Lawmakers and Gov. Edward G. Rendell set an October 1 deadline for approval of an extraction tax on natural gas drilling in the Marcellus Shale. To date, no specifics of the plan have been agreed to.
“Everything is still up in the air,” said Terry Bossert, vice president of government relations for Chief Oil & Gas, one of the largest natural gas drilling companies working in Pennsylvania. “The rate of the tax, how the revenue is divided … everything.”
The parties negotiating the plan will extend beyond lawmakers and the drilling industry. Local government officials are pushing for a percentage of the revenue and are looking to protect their local zoning laws.
“We have major infrastructure needs we have to take care of because of the increased use of our roads and other systems,” said Elam Herr, the assistant executive director of the Pennsylvania State Association of Township Supervisors. “And we want to have a guarantee that our local zoning ordinances aren’t usurped by the state for the drillers.”
Some environmental groups, on the other hand, prefer that all tax receipts go toward oversight and enforcement.
“The number one priority is the safe economic development of shale,” said Jack Ubinger, senior vice president of the Pennsylvania Environmental Council, which recently released a proposed regulatory framework for drilling in the shale. “To that end, we feel as much of the resources as possible should go to oversight.”
Complicating talks further, the drillers insist that other legislative initiatives, favored by industry, be included in the negotiations.
Kathryn Klaber, president and executive director of the Marcellus Shale Coalition, said that lawmakers should not set the tax in a vacuum.
“It needs to be part of a comprehensive evaluation of the laws and regulations governing the industry,” Klaber said.
Some of the legislative initiatives include the following: so-called pooling of land where the owners of land with no lease agreement contiguous to parcels with agreements would be paid the same royalties as the owners of the leased land; another proposal would allow more than one well on a pad; a third would clarify jurisdictional issues between local governments and the state Department of Environmental Protection.
“Some local government are working very well with the drillers,” said one industry source. “Others are using whatever local laws that have to slow development down as much as they can.”
Rendell based his tax proposal, first introduced in February 2009, on a West Virginia tax — an effective 6.2 percent rate at the wellhead.

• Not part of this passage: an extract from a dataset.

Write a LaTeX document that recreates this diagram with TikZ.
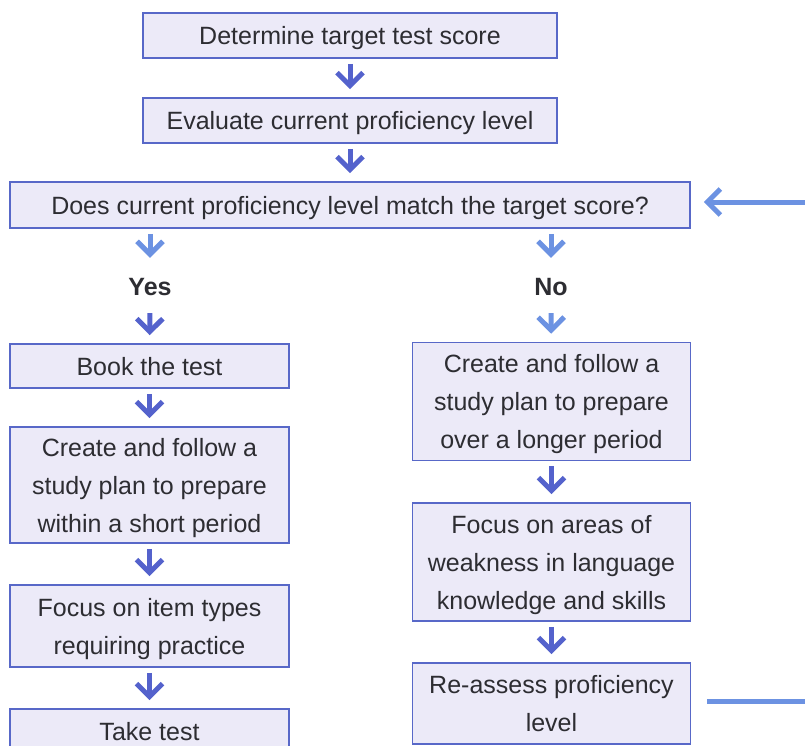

In June, the House approved a different version of tax. The base and beginning tax rate would be 35 cents for every 1,000 cubic feet of gas recovered.
The tax rate would be adjusted once a year based on the previous 12-month average of natural gas prices.
Revenue from the tax will be distributed as follows:
• 50 percent to the General Fund.
• 20 percent to a Local Government Services Account.
• 15 percent to the Environmental Stewardship Fund.
• 3 percent to the Conservation District Fund.
• 3 percent to the Fish & Boat Commission.
• 2 percent to the Game Commission.
• 2 percent to the Low Income Home Energy Assistance Program, LIHEAP.
• 2 percent to the Hazardous Sites Cleanup Fund.
• 2 percent to the Oil & Gas Environmental Disaster Recovery Account.
• 1 percent to low-head dam removal and reconstruction projects.